Nearer our own times another Mediterranean, the Spaniard Miguel de Unamuno (b. 1864), returned to the relationship of heart and personified images and explained the necessary interdependence between love and personifying:
~”In order to love everything, in order to pity everything, human and extra-human, living and non-living, you must feel everything within yourself, you must personalize everything. For everything that it loves, everything that it pities, love personalizes. We only love--that which is like ourselves . . . it is love itself that reveals these resemblances to us. ... Love personalizes all that it loves. Only by personalizing it can we fall in love with an idea.«”
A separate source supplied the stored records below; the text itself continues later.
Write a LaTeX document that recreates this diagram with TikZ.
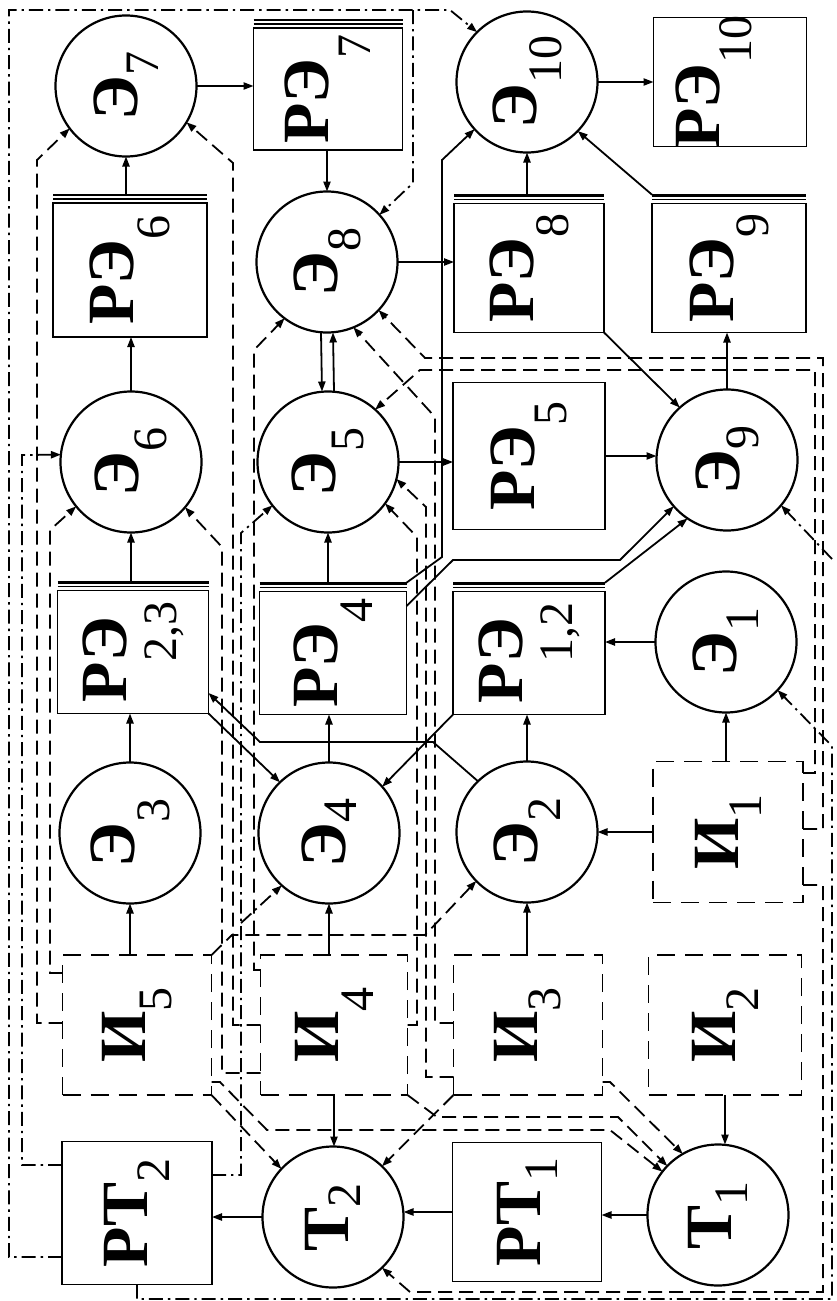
\documentclass[tikz,border=0pt]{standalone}
\usepackage{fontspec}
\setmainfont{Liberation Serif}
\usetikzlibrary{arrows.meta}
\newcommand\lbt[3]{\fontsize{33}{33}\selectfont\bfseries #1\raisebox{#3}{\fontsize{24}{24}\selectfont\mdseries #2}}
\newcommand\trip[1]{%
  \draw[line width=0.7pt] ([yshift=2.1pt]#1.north west) -- ([yshift=2.1pt]#1.north east);
  \draw[line width=1.1pt] ([yshift=4.0pt]#1.north west) -- ([yshift=4.0pt]#1.north east);
  \coordinate (#1t) at ([yshift=4.4pt]#1.north);}
\begin{document}
\begin{tikzpicture}[x=0.5pt,y=-0.5pt,
  ar/.style={-{Triangle[length=5pt,width=3.6pt]}},
  con/.style={line width=0.9pt},
  dsh/.style={con,dash pattern=on 7pt off 3.5pt},
  ddot/.style={con,dash pattern=on 7pt off 2.5pt on 1.2pt off 2.5pt},
  circ/.style={draw,circle,line width=1.1pt,minimum size=70.5pt,inner sep=0pt,outer sep=0pt},
  bx/.style={draw,rectangle,line width=0.9pt,inner sep=0pt,outer sep=0pt},
  ibx/.style={bx,dash pattern=on 9pt off 5pt},
  lb/.style={rotate=90,inner sep=0pt},
]
\useasboundingbox (0,0) rectangle (836,1301);
% circles
\node[circ] (e7) at (126,86) {};
\node[circ] (e10) at (527,82) {};
\node[circ] (e8) at (327,262) {};
\node[circ] (e6) at (131,462) {};
\node[circ] (e5) at (328,462) {};
\node[circ] (e9) at (727,460) {};
\node[circ] (e1) at (726,642) {};
\node[circ] (e3) at (130,833) {};
\node[circ] (e4) at (329,833) {};
\node[circ] (e2) at (527,832) {};
\node[circ] (t2) at (333,1217) {};
\node[circ] (t1) at (718,1215) {};
% boxes
\node[bx,minimum width=74.5pt,minimum height=61pt] (re7) at (328,89) {};
\node[bx,minimum width=76.5pt,minimum height=64.5pt] (re10) at (730,82) {};
\node[bx,minimum width=77pt,minimum height=67pt] (re6) at (130,270) {};
\node[bx,minimum width=75pt,minimum height=64.5pt] (re8) at (529,268) {};
\node[bx,minimum width=77pt,minimum height=64.5pt] (re9) at (729,268) {};
\node[bx,minimum width=76pt,minimum height=73.5pt] (re5) at (529,456) {};
\node[bx,minimum width=75.5pt,minimum height=61.5pt] (re23) at (133,652) {};
\node[bx,minimum width=73.5pt,minimum height=61.5pt] (re4) at (333,653) {};
\node[bx,minimum width=76pt,minimum height=61.5pt] (re12) at (529,653) {};
\node[ibx,minimum width=75pt,minimum height=70.5pt] (i1) at (728,832) {};
\node[ibx,minimum width=74.5pt,minimum height=70pt] (i5) at (137,1025) {};
\node[ibx,minimum width=73.5pt,minimum height=70pt] (i4) at (334,1025) {};
\node[ibx,minimum width=74.5pt,minimum height=70pt] (i3) at (528,1025) {};
\node[ibx,minimum width=76.5pt,minimum height=70pt] (i2) at (725,1025) {};
\node[bx,minimum width=75pt,minimum height=71.5pt] (pt2) at (137,1213) {};
\node[bx,minimum width=74.5pt,minimum height=69.5pt] (pt1) at (527,1212) {};
\trip{re7}\trip{re6}\trip{re8}\trip{re9}\trip{re23}\trip{re4}\trip{re12}
% labels
\node[lb] (e7l) at (e7) {\lbt{Э}{7}{-10.5pt}};
\node[lb] (re7l) at (re7) {\lbt{РЭ}{7}{-21pt}};
\node[lb] (e10l) at (e10) {\lbt{Э}{10}{-12.5pt}};
\node[lb] (re10l) at ([xshift=-8pt]re10) {\lbt{РЭ}{10}{-16pt}};
\node[lb] (re6l) at (re6) {\lbt{РЭ}{6}{-18pt}};
\node[lb] (e8l) at (e8) {\lbt{Э}{8}{-11.5pt}};
\node[lb] (re8l) at (re8) {\lbt{РЭ}{8}{-17.5pt}};
\node[lb] (re9l) at (re9) {\lbt{РЭ}{9}{-17.5pt}};
\node[lb] (e6l) at (e6) {\lbt{Э}{6}{-14pt}};
\node[lb] (e5l) at (e5) {\lbt{Э}{5}{-14pt}};
\node[lb] (re5l) at (re5) {\lbt{РЭ}{5}{-16pt}};
\node[lb] (e9l) at (e9) {\lbt{Э}{9}{-9.5pt}};
\node[lb] (re23l) at (re23) {\lbt{Р\rlap{Э}}{2,3}{-25pt}};
\node[lb] (re4l) at (re4) {\lbt{РЭ}{4}{-17.5pt}};
\node[lb] (re12l) at (re12) {\lbt{Р\rlap{Э}}{1,2}{-25pt}};
\node[lb] (e1l) at (e1) {\lbt{Э}{1}{-11pt}};
\node[lb] (e3l) at (e3) {\lbt{Э}{3}{-17.5pt}};
\node[lb] (e4l) at (e4) {\lbt{Э}{4}{-5.5pt}};
\node[lb] (e2l) at (e2) {\lbt{Э}{2}{-11.5pt}};
\node[lb] (i1l) at (i1) {\lbt{И}{1}{-11.5pt}};
\node[lb] (i5l) at (i5) {\lbt{И}{5}{-13pt}};
\node[lb] (i4l) at (i4) {\lbt{И}{4}{-17.5pt}};
\node[lb] (i3l) at (i3) {\lbt{И}{3}{-11.5pt}};
\node[lb] (i2l) at (i2) {\lbt{И}{2}{-11.5pt}};
\node[lb] (pt2l) at (pt2) {\lbt{РТ}{2}{-11pt}};
\node[lb] (t2l) at (t2) {\lbt{Т}{2}{-6pt}};
\node[lb] (pt1l) at (pt1) {\lbt{РТ}{1}{-8.5pt}};
\node[lb] (t1l) at (t1) {\lbt{Т}{1}{-8pt}};
% solid connectors
\draw[con,ar] (e3.south |- i5.north) -- (e3.south);
\draw[con,ar] (e3.north) -- (e3.north |- re23.south);
\draw[con,ar] (e6.south |- re23t) -- (e6.south);
\draw[con,ar] (e6.north) -- (e6.north |- re6.south);
\draw[con,ar] (e7.south |- re6t) -- (e7.south);
\draw[con,ar] (e7.east) -- (e7.east -| re7.west);
\draw[con,ar] (e8.north |- re7.south) -- (e8.north);
\draw[con,ar] ([xshift=-3pt]e8.south) -- ([xshift=-3pt]e5.north);
\draw[con,ar] ([xshift=3pt]e5.north) -- ([xshift=3pt]e8.south);
\draw[con,ar] (e5.south |- re4t) -- (e5.south);
\draw[con,ar] (e4.north) -- (e4.north |- re4.south);
\draw[con,ar] (e4.south |- i4.north) -- (e4.south);
\draw[con,ar] (i4.south) -- (i4.south |- t2.north);
\draw[con,ar] (t2.west) -- (t2.west -| pt2.east);
\draw[con,ar] (pt1.west) -- (pt1.west -| t2.east);
\draw[con,ar] (t1.west) -- (t1.west -| pt1.east);
\draw[con,ar] (i2.south) -- (i2.south |- t1.north);
\draw[con,ar] (e8.east) -- (e8.east -| re8.west);
\draw[con,ar] (e10.south |- re8t) -- (e10.south);
\draw[con,ar] (e10.east) -- (e10.east -| re10.west);
\draw[con,ar] (e5.east) -- (e5.east -| re5.west);
\draw[con,ar] (re5.east) -- (re5.east -| e9.west);
\draw[con,ar] (e9.north) -- (e9.north |- re9.south);
\draw[con,ar] (re9t -| re9.west) -- (e10.-44);
\draw[con,ar] (re8.south east) -- (e9.132);
\draw[con,ar] (e2.north) -- (e2.north |- re12.south);
\draw[con,ar] (e1.west) -- (e1.west -| re12.east);
\draw[con,ar] (e1.south |- i1.north) -- (e1.south);
\draw[con,ar] (i1.west) -- (i1.west -| e2.east);
\draw[con,ar] (e2.south |- i3.north) -- (e2.south);
\draw[con,ar] (re12t -| re12.east) -- (e9.-124);
\draw[con,ar] ([yshift=23.5pt]re4.east) -- (453,560) -- (620,560) -- (e9.-139);
\draw[con,ar] (re4t -| re4.east) -- (442,557) -- (442,160) -- (e10.-138);
\draw[con,ar] (re12.south west) -- (e4.41);
\draw[con,ar] (re23.south east) -- (e4.134);
\draw[con,ar] (e2.134) -- (433,742) -- (260,742) -- ([yshift=-20.5pt]re23.east);
% dashed connectors
\draw[dsh,ar] (i5.north east) -- (232,935) -- (425,935) -- (e2.-136);
\draw[dsh,ar] (i5.west |- 0,973) -- (50,973) -- (50,530) -- (e6.-141);
\draw[dsh,ar] (i5.west |- 0,1023) -- (37,1023) -- (37,160) -- (e7.-143);
\draw[dsh,ar] (i4.west |- 0,1073) -- (222,1073) -- (222,547) -- (e6.-40);
\draw[dsh,ar] (i4.west |- 0,1025) -- (233,1025) -- (233,163) -- (e7.-31);
\draw[dsh,ar] (i4.west |- 0,970) -- (254,970) -- (254,350) -- (e8.-127);
\draw[dsh,ar] (i4.east |- 0,1025) -- (417,1025) -- (417,537) -- (e5.-36);
\draw[dsh,ar] (i3.west |- 0,1077) -- (426,1077) -- (426,507) -- (e5.-14);
\draw[dsh,ar] (i3.west |- 0,1023) -- (435,1023) -- (435,417) -- (e8.-68);
\draw[dsh,ar] (i1.east |- 0,773) -- (815,773) -- (815,370) -- (420,370) -- (e5.48);
\draw[dsh,ar] (i1.east |- 0,829) -- (823,829) -- (823,358) -- (425,358) -- (e8.-43);
\draw[dsh,ar] (i1.east |- 0,885) -- (823,885) -- (823,1292) -- (410,1292) -- (t2.-46);
\draw[dsh,ar] (i5.south east) -- (t2.137);
\draw[dsh,ar] (i5.east |- 0,1082) -- (220,1082) -- (267,1130) -- (610,1130) -- (t1.142);
\draw[dsh,ar] (i4.south east) -- (437,1117) -- (618,1117) -- (t1.136);
\draw[dsh,ar] (i3.east |- 0,1082) -- (610,1082) -- (t1.120);
\draw[dsh,ar] (i3.south west) -- (t2.46);
% dash-dot connectors
\coordinate (j1) at (413,10);
\coordinate (j2) at (241,923);
\coordinate (j3) at (832,559);
\draw[ddot,ar] (pt2.west |- 0,1257) -- (9,1257) -- (9,10) -- (450,10) -- (e10.135);
\draw[ddot,ar] (j1) -- (413,183) -- (e8.42);
\draw[ddot,ar] (pt2.west |- 0,1165) -- (22,1165) -- (22,455) -- (e6.174);
\draw[ddot,ar] (pt2.east |- 0,1175) -- (241,1175) -- (241,533) -- (e5.-142);
\draw[ddot,ar] (j2) -- (e4.-132);
\draw[ddot,ar] (pt2.south) -- (pt2.south |- 0,1299) -- (832,1299) -- (832,746) -- (e1.-43);
\draw[ddot,ar] (j3) -- (e9.-40);
\end{tikzpicture}
\end{document}
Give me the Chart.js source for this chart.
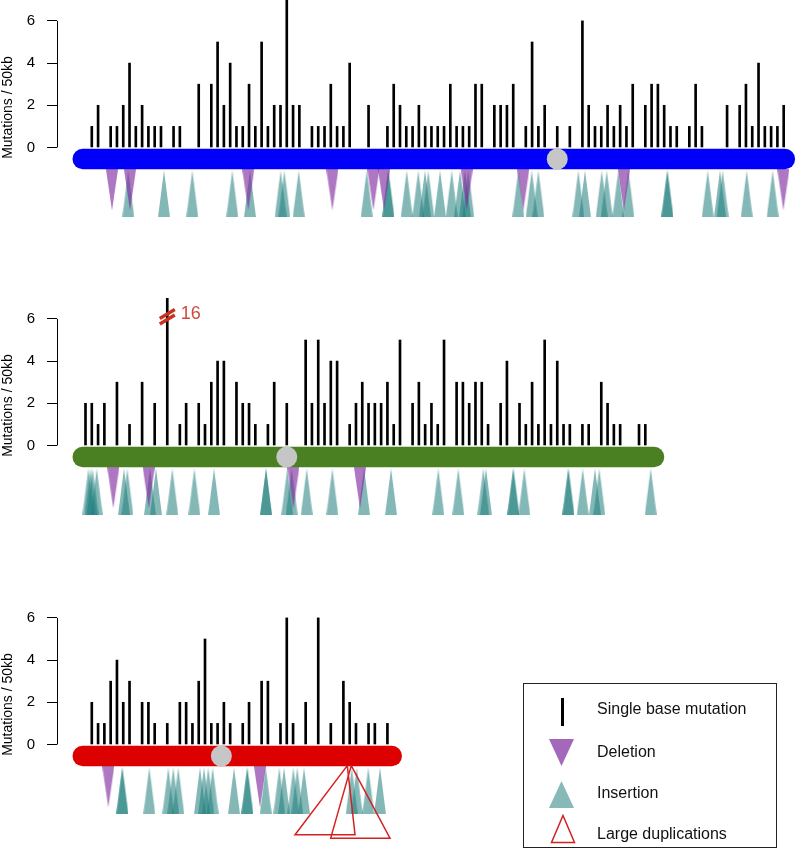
<!DOCTYPE html>
<html>
<head>
<meta charset="utf-8">
<script src="https://cdn.jsdelivr.net/npm/chart.js@4.4.0/dist/chart.umd.min.js"></script>
<style>
  body { margin: 0; background: #fff; font-family: "Liberation Sans", Arial, sans-serif; }
  #page { position: relative; width: 797px; height: 851px; overflow: hidden; }
  canvas { position: absolute; left: 0; }
  #legend { position: absolute; left: 523px; top: 683px; width: 252px; height: 163px; border: 1px solid #222; }
  #legend .icon { position: absolute; }
  #legend .txt { position: absolute; left: 73px; font-size: 16px; color: #111; transform: translateY(-50%); white-space: nowrap; }
</style>
</head>
<body>
<div id="page">
  <canvas id="chr1" width="797" height="245" style="top:0px"></canvas>
  <canvas id="chr2" width="797" height="245" style="top:298px"></canvas>
  <canvas id="chr3" width="797" height="254" style="top:597px"></canvas>
  <div id="legend">
    <div class="icon" style="left:37px; top:14px; width:3px; height:28px; background:#000"></div>
    <div class="txt" style="top:25px">Single base mutation</div>
    <svg class="icon" style="left:25px; top:55px" width="25" height="27"><polygon points="0,0 25,0 12.5,27" fill="#a468bb"/></svg>
    <div class="txt" style="top:68px">Deletion</div>
    <svg class="icon" style="left:25px; top:97px" width="25" height="27"><polygon points="12.5,0 25,27 0,27" fill="#87b9b8"/></svg>
    <div class="txt" style="top:109px">Insertion</div>
    <svg class="icon" style="left:26px; top:130px" width="26" height="30"><polygon points="13,1.5 24.5,28.5 1.5,28.5" fill="none" stroke="#d42020" stroke-width="1.5"/></svg>
    <div class="txt" style="top:150px">Large duplications</div>
  </div>
</div>
<script>
// Posições em unidades de janela de 50kb
// Cromossomo 1
const chr1Bins = [1,2,4,5,6,7,8,9,10,11,12,14,15,18,20,21,22,23,24,25,26,27,28,29,30,31,32,33,34,36,37,38,39,40,41,42,45,48,49,50,
  51,52,53,54,55,56,57,58,59,60,61,62,63,65,66,67,68,70,71,72,73,75,77,79,80,81,82,83,84,85,86,87,89,90,91,92,93,94,96,97,98,
  102,104,105,106,107,108,109,110,111];
const chr1Counts = [1,2,1,1,2,4,1,2,1,1,1,1,1,3,3,5,2,4,1,1,3,1,5,1,2,2,7,2,2,1,1,1,3,1,1,4,2,1,3,2,
  1,1,2,1,1,1,1,3,1,1,1,3,3,2,2,2,3,1,5,1,2,1,1,6,2,1,1,2,1,2,1,3,2,3,3,2,1,1,1,3,1,
  2,2,3,1,4,1,1,1,2];
const chr1Deletions = [4.21, 7.07, 25.88, 39.24, 45.76, 47.46, 60.6, 69.6, 85.61, 110.94];
const chr1Insertions = [6.80, 12.48, 16.98, 23.34, 26.15, 31.03, 31.61, 33.90, 44.71, 48.14, 48.14, 51.07, 52.91, 53.97, 54.50,
  56.36, 58.22, 59.54, 60.33, 60.86, 68.81, 70.94, 71.99, 78.35, 79.41, 82.07, 82.86, 84.71, 86.30, 92.50, 92.50,
  98.92, 100.87, 101.30, 105.12, 109.25];
const chr1Span = [-0.45, 111.2];
const chr1Centromere = 75.0;

// Cromossomo 2
const chr2Bins = [0,1,2,3,5,7,9,11,13,15,16,18,19,20,21,22,24,25,26,27,29,30,32,35,36,37,38,39,40,42,43,44,45,46,47,48,49,50,
  52,53,54,55,56,57,59,60,61,62,63,64,66,67,69,70,71,72,73,74,75,76,77,79,80,82,83,84,85,88,89];
const chr2Counts = [2,2,1,2,3,1,3,2,16,1,2,2,1,3,4,4,3,2,2,1,1,3,2,5,2,5,2,4,4,1,2,3,2,2,2,3,1,5,
  2,3,1,2,1,5,3,3,2,3,3,1,2,4,2,1,3,1,5,1,4,1,1,1,1,3,2,1,1,1,1];
const chr2Deletions = [4.42, 10.05, 33.04, 43.64];
const chr2Insertions = [0.45, 0.8, 1.14, 1.78, 6.12, 6.65, 10.25, 11.2, 13.80, 17.30, 20.43, 28.70, 28.70, 32.08, 32.78,
  35.17, 39.24, 44.28, 48.57, 56.09, 59.27, 63.24, 63.67, 68.01, 68.01, 69.76, 76.76, 76.76, 79.05, 81.0, 81.68, 89.86];
const chr2Span = [-0.45, 90.4];
const chr2Centromere = 32.0;
const chr2BrokenBin = 13;   // barra cortada (16 mutações)

// Cromossomo 3
const chr3Bins = [1,2,3,4,5,6,7,9,10,11,13,15,16,17,18,19,20,21,22,23,25,26,28,29,31,32,33,35,37,39,41,42,43,45,46,48];
const chr3Counts = [2,1,1,3,4,2,3,2,2,1,1,2,2,1,3,5,1,1,2,1,1,2,3,3,1,6,1,2,6,1,3,2,1,1,1,1];
const chr3Deletions = [3.62, 27.74];
const chr3Insertions = [5.85, 5.85, 10.14, 13.16, 13.96, 14.75, 18.2, 18.84, 19.52, 20.22, 23.61, 25.72, 25.72, 28.65,
  30.81, 31.56, 33.04, 33.67, 34.74, 42.32, 43.12, 44.96, 46.82];
const chr3Span = [-0.45, 48.7];
const chr3Centromere = 21.6;
// Duplicações grandes (cromossomo 3)
const dupApex = [41.62, 42.25];
const dupStart = [33.31, 38.98];
const dupEnd = [42.85, 48.41];

const yTicks = [0, 2, 4, 6];

// Estilo / layout
const FONT = '"Liberation Sans", Arial, sans-serif';
const X_MIN = -4.531, X_MAX = 113.116;
const Y_MIN = -3.2, Y_MAX = 6.99;
const CHROM_Y = -0.545;
const DEL_Y = -2.014, INS_Y = -2.197;
const DUP_TOP = -1.0, dupBaseY = [-4.28, -4.44];
const delColor = 'rgba(125, 35, 155, 0.62)';
const insColor = 'rgba(30, 125, 124, 0.55)';

function makeTriangle(w, h, color, down) {
    const c = document.createElement('canvas');
    c.width = w; c.height = h;
    const g = c.getContext('2d');
    g.fillStyle = color;
    g.beginPath();
    if (down) { g.moveTo(0, 0); g.lineTo(w, 0); g.lineTo(w / 2, h); }
    else { g.moveTo(w / 2, 0); g.lineTo(w, h); g.lineTo(0, h); }
    g.closePath();
    g.fill();
    return c;
}
const delImg = makeTriangle(12, 41, delColor, true);
const insImg = makeTriangle(12, 47, insColor, false);

// linha do eixo y só entre 0 e 6 (estilo R)
const axisLinePlugin = {
    id: 'axisLine',
    afterDraw(chart) {
        const y = chart.scales.y, ctx = chart.ctx, x = Math.round(chart.chartArea.left) + 0.5;
        ctx.save();
        ctx.strokeStyle = '#000';
        ctx.lineWidth = 1;
        ctx.beginPath();
        ctx.moveTo(x, y.getPixelForValue(yTicks[0]));
        ctx.lineTo(x, y.getPixelForValue(yTicks[yTicks.length - 1]));
        ctx.stroke();
        ctx.restore();
    }
};

// marca de quebra "//" e rótulo 16
function breakPlugin(bin, value) {
    return {
        id: 'breakMark',
        afterDatasetsDraw(chart) {
            const ctx = chart.ctx;
            const px = chart.scales.x.getPixelForValue(bin);
            const py = chart.scales.y.getPixelForValue(6.1);
            ctx.save();
            ctx.strokeStyle = '#c8321f';
            ctx.lineWidth = 3.4;
            [-2.8, 2.8].forEach(off => {
                ctx.beginPath();
                ctx.moveTo(px - 7.5, py + off + 4.5);
                ctx.lineTo(px + 7.5, py + off - 4.5);
                ctx.stroke();
            });
            ctx.fillStyle = '#d2483b';
            ctx.font = '18px ' + FONT;
            ctx.textBaseline = 'middle';
            ctx.textAlign = 'left';
            ctx.fillText(String(value), px + 13.5, py - 3);
            ctx.restore();
        }
    };
}

function buildPanel(id, bins, counts, dels, ins, span, centro, color, extra, plugins) {
    const datasets = [
        {
            type: 'bar',
            data: bins.map((b, i) => ({ x: b, y: counts[i] })),
            backgroundColor: '#000',
            barThickness: 2,
            grouped: false,
            order: 5
        },
        {
            type: 'scatter',
            data: ins.map(b => ({ x: b, y: INS_Y })),
            pointStyle: insImg,
            pointRadius: 5,
            clip: false,
            order: 4
        },
        {
            type: 'scatter',
            data: dels.map(b => ({ x: b, y: DEL_Y })),
            pointStyle: delImg,
            pointRadius: 5,
            clip: false,
            order: 3
        },
        {
            type: 'line',
            data: span.map(b => ({ x: b, y: CHROM_Y })),
            borderColor: color,
            borderWidth: 20.3,
            borderCapStyle: 'round',
            pointRadius: 0,
            showLine: true,
            clip: false,
            order: 2
        },
        {
            type: 'scatter',
            data: [{ x: centro, y: CHROM_Y }],
            backgroundColor: '#c6c6c6',
            borderWidth: 0,
            pointRadius: 10.5,
            clip: false,
            order: 0
        }
    ].concat(extra || []);

    return new Chart(document.getElementById(id), {
        type: 'scatter',
        data: { datasets: datasets },
        options: {
            responsive: false,
            animation: false,
            events: [],
            layout: { autoPadding: false, padding: { left: 0, right: 0, top: 0, bottom: document.getElementById(id).height - 215 } },
            plugins: { legend: { display: false }, tooltip: { enabled: false } },
            scales: {
                x: {
                    type: 'linear',
                    min: X_MIN,
                    max: X_MAX,
                    offset: false,
                    grid: { offset: false },
                    display: false,
                    ticks: { display: false }
                },
                y: {
                    type: 'linear',
                    min: Y_MIN,
                    max: Y_MAX,
                    offset: false,
                    afterBuildTicks: (scale) => { scale.ticks = yTicks.map(v => ({ value: v })); },
                    afterFit: (scale) => { scale.width = 57; scale.paddingTop = 0; scale.paddingBottom = 0; },
                    ticks: { color: '#000', font: { size: 15, family: FONT }, padding: 12 },
                    grid: { display: true, drawOnChartArea: false, drawTicks: true, tickLength: 10, color: '#000', lineWidth: 1 },
                    border: { display: false },
                    title: { display: true, text: 'Mutations / 50kb', color: '#000', font: { size: 14, family: FONT }, padding: 0 }
                }
            }
        },
        plugins: [axisLinePlugin].concat(plugins || [])
    });
}

// triângulos de duplicação (contorno vermelho)
const dupDatasets = dupApex.map((a, i) => ({
    type: 'line',
    data: [
        { x: a, y: DUP_TOP },
        { x: dupStart[i], y: dupBaseY[i] },
        { x: dupEnd[i], y: dupBaseY[i] },
        { x: a, y: DUP_TOP }
    ],
    borderColor: '#d42020',
    borderWidth: 1.5,
    borderJoinStyle: 'miter',
    pointRadius: 0,
    tension: 0,
    fill: false,
    showLine: true,
    clip: false,
    order: 1
}));

buildPanel('chr1', chr1Bins, chr1Counts, chr1Deletions, chr1Insertions, chr1Span, chr1Centromere, '#0000fa');
buildPanel('chr2', chr2Bins, chr2Counts, chr2Deletions, chr2Insertions, chr2Span, chr2Centromere, '#4a7f22', [],
    [breakPlugin(chr2BrokenBin, chr2Counts[chr2Bins.indexOf(chr2BrokenBin)])]);
buildPanel('chr3', chr3Bins, chr3Counts, chr3Deletions, chr3Insertions, chr3Span, chr3Centromere, '#dc0000', dupDatasets);
</script>
</body>
</html>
He sums up, saying: "Our feeling of the world, upon which is based our understanding of it, is necessarily anthropomorphic and mythopeic. Loving is a way of knowing, and for loving to know, it must personify. Personifying is thus a way of knowing, especially knowing what is invisible, hidden in the heart. In this perspective personifying is not a lesser, primitive mode of apprehending but a finer one. It presents in psychological theory the attempt to integrate heart into method and to return abstract thoughts and dead matter to their human shapes. Because personifying is an epistemology of the heart, a thought mode of feeling, we do wrong to judge it as inferior, archaic thinking appropriate only to those allowed emotive speech and affective logic- children, madmen, poets, and primitives. Method in psychology must not hinder love from working and we are foolish to decry as inferior the very means by which love understands. If we have not understood personifying, it is because the main tradition has always tried to explain it rather than understand it.